In this Learning Scenario students will make realistic and abstract works of art themselves and explore concepts related to storytelling and representation in art by using photography and digital fabrication. A ‘storytelling bag’ containing supporting materials to stimulate reading activities is used. Students will use these skills to tell their own stories through art.

Learning Units (8)

Brief
1

In this Learning Unit students will learn about Art Movements. They will learn about the invention of photography preceding the Modernist movement, exploring the way in which this technological development offered a different way of viewing the world through images, and the impact this had on fine art. They will familiarise themselves with artistic vocabulary including different media and forms of art and then try painting for themselves.

Research
2

Students will explore and reflect on the experience of creating a self-portrait. They will make a realistic self-portrait following the example of a selfie. By the end of the lesson, students will understand relevant drawing concepts, skills and techniques, such as composition and proportion.

Research
3

This Learning Unit is about art movements during the Modernist era in Europe. By the end of this Learning Unit, children will know the difference between realistic and abstract painting, and understand the influence photography had on painting. After learning about the theory, students will revisit their self-portrait, this time making an abstract portrait instead of a realistic one.

Research
4

In this Learning Unit students will make a self-portrait sculpture by using egg boxes, cardboard and paint. They will learn how to move from 2-dimensional to 3-dimensional representation and will explore the opportunities and limitations of each form. Students will be introduced to the field trip they will take in LU6, to a Museum for Modern Art.

Create
5

In this Learning Unit, a photography expert will teach the students how to make their own DIY pinhole cameras. Students will use these to take pictures outdoors. They will take photographs of another child inspired by Dutch photographer Rineke Dijkstra, and develop them in a darkroom. By the end of this Learning Unit they will understand the basic construction of a camera and how images are created with light on film.

Create
6

During this tour, students will explore modern art paintings on display in a gallery.
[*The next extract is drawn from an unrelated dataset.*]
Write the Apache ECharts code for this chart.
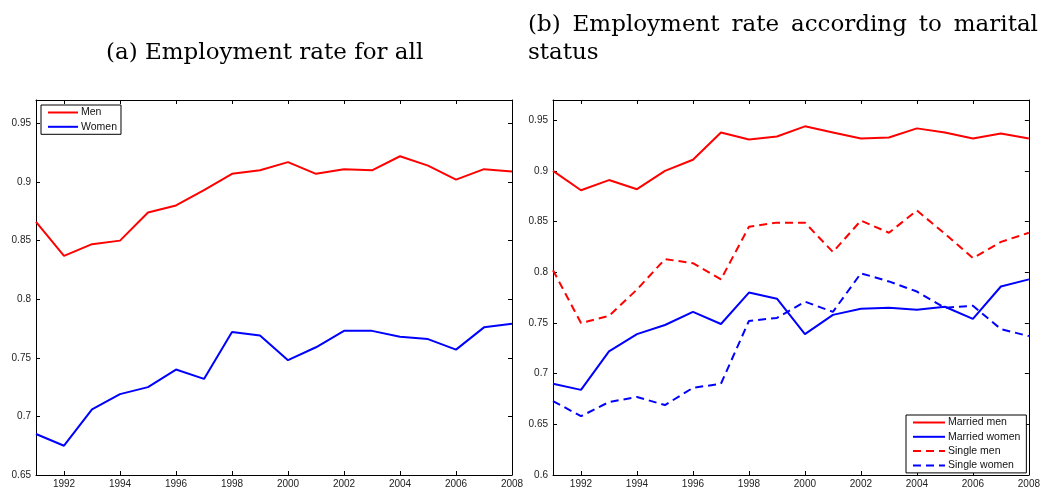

They will learn about the abstract expressionist Karel Appel and explore how he created his artwork. Next, they will choose an abstract expressionist painting and imagine a story around this work of art. Together, students will develop their stories into a series of paintings and collate these into a painted storybook.

Create
7

In this Learning Unit an expert on digital fabrication will work with the students. They will learn how to use digital technology to create a self-portrait, which they will design and cut themselves using a laser cutter.

Share
8

Students will set up an exhibition of their artwork in a local library. They will share information about the new STEM-related skills they have developed through exploring art, such as creativity, critical thinking and innovation. They will reflect on their journey as artists and reevaluate what they think ‘art’ means.

Teacher feedback

Aha moments

  • LU3: The students questioned if realistic paintings of the past were actually realistic? Or if the artist created a distorted image which looks like it is realistic? The students understood that an abstract painting is more about the emotions and the story of the artist and accurate representation irrelevant. This new understanding wasn’t limited to paintings; they realised this could also be the case for stories and literature.

Uh oh moments

  • LU3: The students were asked to draw themselves which drew their attention to what they like about themselves and what they do not. One student shared that he liked his eyes and his mouth but he didn’t like the color of his skin because people often asked him where he was from and if he was from Ghana. We hadn’t considered the fact that drawing a self-portrait could lead to sensitive topics like this and we needed to take some time out talk about it.
  • LU5: If there is not enough light outside the students will need to sit still for a long time to take the photo.